═══ TASK INPUT ═══

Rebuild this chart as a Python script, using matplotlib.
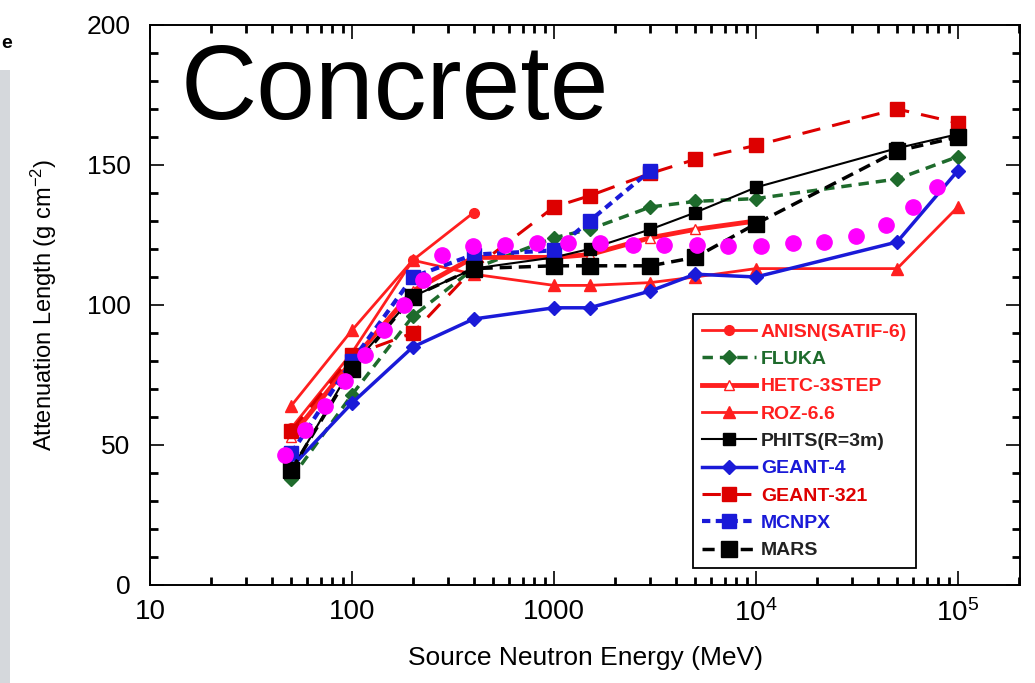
import numpy as np
import matplotlib
matplotlib.use("Agg")
import matplotlib.pyplot as plt
from matplotlib.patches import Rectangle

plt.rcParams["font.family"] = ["Liberation Sans", "DejaVu Sans"]
plt.rcParams["mathtext.fontset"] = "custom"
plt.rcParams["mathtext.rm"] = "Liberation Sans"
plt.rcParams["mathtext.it"] = "Liberation Sans:italic"
plt.rcParams["mathtext.bf"] = "Liberation Sans:bold"

# source neutron energies (MeV)
e_anisn = [50, 100, 200, 400]
anisn = [56, 83, 116, 133]

e_fluka = [50, 100, 200, 400, 1000, 1500, 3000, 5000, 10000, 50000, 100000]
fluka = [38, 68, 96, 113, 124, 127, 135, 137, 138, 145, 153]

e_hetc = [50, 100, 200, 400, 1000, 1500, 3000, 5000, 10000]
hetc = [53, 80, 105, 117, 117, 118, 124, 127, 130]

e_roz = [50, 100, 200, 400, 1000, 1500, 3000, 5000, 10000, 50000, 100000]
roz = [64, 91, 116, 111, 107, 107, 108, 110, 113, 113, 135]

e_phits = [50, 100, 200, 400, 1000, 1500, 3000, 5000, 10000, 50000, 100000]
phits = [41, 78, 103, 113, 117, 120, 127, 133, 142, 156, 161]

e_geant4 = [50, 100, 200, 400, 1000, 1500, 3000, 5000, 10000, 50000, 100000]
geant4 = [42, 65, 85, 95, 99, 99, 105, 111, 110, 122.5, 148]

e_geant321 = [50, 100, 200, 400, 1000, 1500, 3000, 5000, 10000, 50000, 100000]
geant321 = [55, 82, 90, 113, 135, 139, 147, 152, 157, 170, 165]

e_mcnpx = [50, 100, 200, 400, 1000, 1500, 3000]
mcnpx = [47, 80, 110, 118, 119.5, 130, 148]

e_mars = [50, 100, 200, 400, 1000, 1500, 3000, 5000, 10000, 50000, 100000]
mars = [41, 77, 103, 113, 114, 114, 114, 117, 129, 155, 160]

# magenta dots (no legend entry)
e_dots = [46.6, 58.5, 73.5, 92, 116, 144, 181, 225, 279, 397, 572, 823, 1172,
          1690, 2460, 3508, 5104, 7267, 10590, 15250, 21720, 31270, 44020,
          59870, 78700]
dots = [46.4, 55.4, 64, 73, 82, 91, 100, 109, 118, 121, 121.4, 122, 122, 122,
        121.4, 121.4, 121.4, 121, 121, 122, 122.5, 124.6, 128.6, 135, 142]

RED = "#ff1f1f"
DRED = "#dd0000"
GREEN = "#1e6b2c"
BLUE = "#1a1ad8"

fig = plt.figure(figsize=(10.35, 6.83), dpi=100)
ax = fig.add_axes([0.145, 0.1435, 0.8405, 0.8199])

# slide remnants on the left
fig.patches.append(Rectangle((0, 0), 0.010, 0.897, transform=fig.transFigure,
                             facecolor="#d5d8dc", edgecolor="none", zorder=0))
fig.text(0.001, 0.937, "e", fontsize=14, fontweight="bold", ha="left", va="center")

ax.plot(e_anisn, anisn, color=RED, lw=2.0, marker="o", ms=7, label="ANISN(SATIF-6)")
ax.plot(e_fluka, fluka, color=GREEN, lw=2.5, ls=(0, (3, 2)), marker="D", ms=7,
        label="FLUKA")
ax.plot(e_hetc, hetc, color=RED, lw=3.5, marker="^", ms=7, mfc="white", mec=RED,
        label="HETC-3STEP")
ax.plot(e_roz, roz, color=RED, lw=2.0, marker="^", ms=9, label="ROZ-6.6")
ax.plot(e_phits, phits, color="black", lw=1.5, marker="s", ms=9, label="PHITS(R=3m)")
ax.plot(e_geant4, geant4, color=BLUE, lw=2.5, marker="D", ms=7, label="GEANT-4")
ax.plot(e_geant321, geant321, color=DRED, lw=2.2, ls=(0, (6, 4)), marker="s", ms=10,
        label="GEANT-321")
ax.plot(e_mcnpx, mcnpx, color=BLUE, lw=3.0, ls=(0, (2, 1.3)), marker="s", ms=10,
        label="MCNPX")
ax.plot(e_mars, mars, color="black", lw=2.5, ls=(0, (3.5, 2)), marker="s", ms=12,
        label="MARS")
ax.plot(e_dots, dots, ls="none", marker="o", ms=11, color="#ff00ff", zorder=5)

ax.set_xscale("log")
ax.set_xlim(10, 2.03e5)
ax.set_ylim(0, 200)
ax.set_yticks([0, 50, 100, 150, 200])
ax.set_yticks(np.arange(0, 201, 10), minor=True)
ax.set_xticks([10, 100, 1000, 1e4, 1e5])
ax.set_xticklabels(["10", "100", "1000", "$10^4$", "$10^5$"])
ax.tick_params(which="both", direction="in", top=True, right=True)
ax.tick_params(which="major", length=10, width=1.2)
ax.tick_params(which="minor", length=6, width=2)
ax.tick_params(axis="x", which="major", labelsize=20, pad=10)
ax.tick_params(axis="y", which="major", labelsize=19, pad=14)
for s in ax.spines.values():
    s.set_linewidth(1.4)

ax.set_xlabel("Source Neutron Energy (MeV)", fontsize=19, labelpad=14)
ax.set_ylabel("Attenuation Length (g cm$^{-2}$)", fontsize=17, labelpad=20)

ax.text(0.035, 0.97, "Concrete", transform=ax.transAxes, fontsize=76,
        va="top", ha="left")

text_colors = [RED, GREEN, RED, RED, "#222222", BLUE, DRED, BLUE, "#222222"]
leg = ax.legend(loc="lower left", bbox_to_anchor=(0.624, 0.03),
                prop={"weight": "bold", "size": 14}, labelcolor=text_colors,
                fancybox=False, edgecolor="black", framealpha=1,
                handlelength=2.8, handletextpad=0.25, labelspacing=0.5,
                borderaxespad=0, borderpad=0.45)
leg.get_frame().set_linewidth(1.3)

plt.savefig("out.png", dpi=100)
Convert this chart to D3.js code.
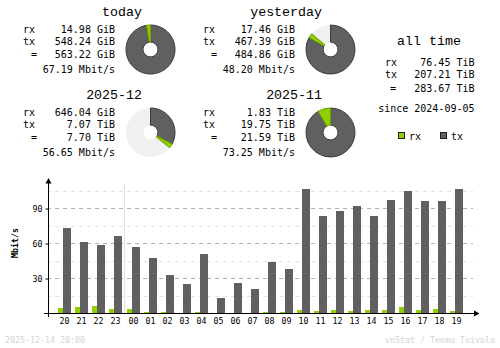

═══

◆ YOUR OBJECTIVE
Quote every line of the records above exactly; no picture is to be copied.

◆ IN RESPONSE
Rebuild this chart as a Python script, using matplotlib.
import numpy as np
import matplotlib
matplotlib.use("Agg")
import matplotlib.pyplot as plt
from matplotlib.patches import Rectangle

plt.rcParams["font.family"] = ["Liberation Sans", "DejaVu Sans"]
plt.rcParams["mathtext.fontset"] = "custom"
plt.rcParams["mathtext.rm"] = "Liberation Sans"
plt.rcParams["mathtext.it"] = "Liberation Sans:italic"
plt.rcParams["mathtext.bf"] = "Liberation Sans:bold"

# source neutron energies (MeV)
e_anisn = [50, 100, 200, 400]
anisn = [56, 83, 116, 133]

e_fluka = [50, 100, 200, 400, 1000, 1500, 3000, 5000, 10000, 50000, 100000]
fluka = [38, 68, 96, 113, 124, 127, 135, 137, 138, 145, 153]

e_hetc = [50, 100, 200, 400, 1000, 1500, 3000, 5000, 10000]
hetc = [53, 80, 105, 117, 117, 118, 124, 127, 130]

e_roz = [50, 100, 200, 400, 1000, 1500, 3000, 5000, 10000, 50000, 100000]
roz = [64, 91, 116, 111, 107, 107, 108, 110, 113, 113, 135]

e_phits = [50, 100, 200, 400, 1000, 1500, 3000, 5000, 10000, 50000, 100000]
phits = [41, 78, 103, 113, 117, 120, 127, 133, 142, 156, 161]

e_geant4 = [50, 100, 200, 400, 1000, 1500, 3000, 5000, 10000, 50000, 100000]
geant4 = [42, 65, 85, 95, 99, 99, 105, 111, 110, 122.5, 148]

e_geant321 = [50, 100, 200, 400, 1000, 1500, 3000, 5000, 10000, 50000, 100000]
geant321 = [55, 82, 90, 113, 135, 139, 147, 152, 157, 170, 165]

e_mcnpx = [50, 100, 200, 400, 1000, 1500, 3000]
mcnpx = [47, 80, 110, 118, 119.5, 130, 148]

e_mars = [50, 100, 200, 400, 1000, 1500, 3000, 5000, 10000, 50000, 100000]
mars = [41, 77, 103, 113, 114, 114, 114, 117, 129, 155, 160]

# magenta dots (no legend entry)
e_dots = [46.6, 58.5, 73.5, 92, 116, 144, 181, 225, 279, 397, 572, 823, 1172,
          1690, 2460, 3508, 5104, 7267, 10590, 15250, 21720, 31270, 44020,
          59870, 78700]
dots = [46.4, 55.4, 64, 73, 82, 91, 100, 109, 118, 121, 121.4, 122, 122, 122,
        121.4, 121.4, 121.4, 121, 121, 122, 122.5, 124.6, 128.6, 135, 142]

RED = "#ff1f1f"
DRED = "#dd0000"
GREEN = "#1e6b2c"
BLUE = "#1a1ad8"

fig = plt.figure(figsize=(10.35, 6.83), dpi=100)
ax = fig.add_axes([0.145, 0.1435, 0.8405, 0.8199])

# slide remnants on the left
fig.patches.append(Rectangle((0, 0), 0.010, 0.897, transform=fig.transFigure,
                             facecolor="#d5d8dc", edgecolor="none", zorder=0))
fig.text(0.001, 0.937, "e", fontsize=14, fontweight="bold", ha="left", va="center")

ax.plot(e_anisn, anisn, color=RED, lw=2.0, marker="o", ms=7, label="ANISN(SATIF-6)")
ax.plot(e_fluka, fluka, color=GREEN, lw=2.5, ls=(0, (3, 2)), marker="D", ms=7,
        label="FLUKA")
ax.plot(e_hetc, hetc, color=RED, lw=3.5, marker="^", ms=7, mfc="white", mec=RED,
        label="HETC-3STEP")
ax.plot(e_roz, roz, color=RED, lw=2.0, marker="^", ms=9, label="ROZ-6.6")
ax.plot(e_phits, phits, color="black", lw=1.5, marker="s", ms=9, label="PHITS(R=3m)")
ax.plot(e_geant4, geant4, color=BLUE, lw=2.5, marker="D", ms=7, label="GEANT-4")
ax.plot(e_geant321, geant321, color=DRED, lw=2.2, ls=(0, (6, 4)), marker="s", ms=10,
        label="GEANT-321")
ax.plot(e_mcnpx, mcnpx, color=BLUE, lw=3.0, ls=(0, (2, 1.3)), marker="s", ms=10,
        label="MCNPX")
ax.plot(e_mars, mars, color="black", lw=2.5, ls=(0, (3.5, 2)), marker="s", ms=12,
        label="MARS")
ax.plot(e_dots, dots, ls="none", marker="o", ms=11, color="#ff00ff", zorder=5)

ax.set_xscale("log")
ax.set_xlim(10, 2.03e5)
ax.set_ylim(0, 200)
ax.set_yticks([0, 50, 100, 150, 200])
ax.set_yticks(np.arange(0, 201, 10), minor=True)
ax.set_xticks([10, 100, 1000, 1e4, 1e5])
ax.set_xticklabels(["10", "100", "1000", "$10^4$", "$10^5$"])
ax.tick_params(which="both", direction="in", top=True, right=True)
ax.tick_params(which="major", length=10, width=1.2)
ax.tick_params(which="minor", length=6, width=2)
ax.tick_params(axis="x", which="major", labelsize=20, pad=10)
ax.tick_params(axis="y", which="major", labelsize=19, pad=14)
for s in ax.spines.values():
    s.set_linewidth(1.4)

ax.set_xlabel("Source Neutron Energy (MeV)", fontsize=19, labelpad=14)
ax.set_ylabel("Attenuation Length (g cm$^{-2}$)", fontsize=17, labelpad=20)

ax.text(0.035, 0.97, "Concrete", transform=ax.transAxes, fontsize=76,
        va="top", ha="left")

text_colors = [RED, GREEN, RED, RED, "#222222", BLUE, DRED, BLUE, "#222222"]
leg = ax.legend(loc="lower left", bbox_to_anchor=(0.624, 0.03),
                prop={"weight": "bold", "size": 14}, labelcolor=text_colors,
                fancybox=False, edgecolor="black", framealpha=1,
                handlelength=2.8, handletextpad=0.25, labelspacing=0.5,
                borderaxespad=0, borderpad=0.45)
leg.get_frame().set_linewidth(1.3)

plt.savefig("out.png", dpi=100)
Convert this chart to D3.js code.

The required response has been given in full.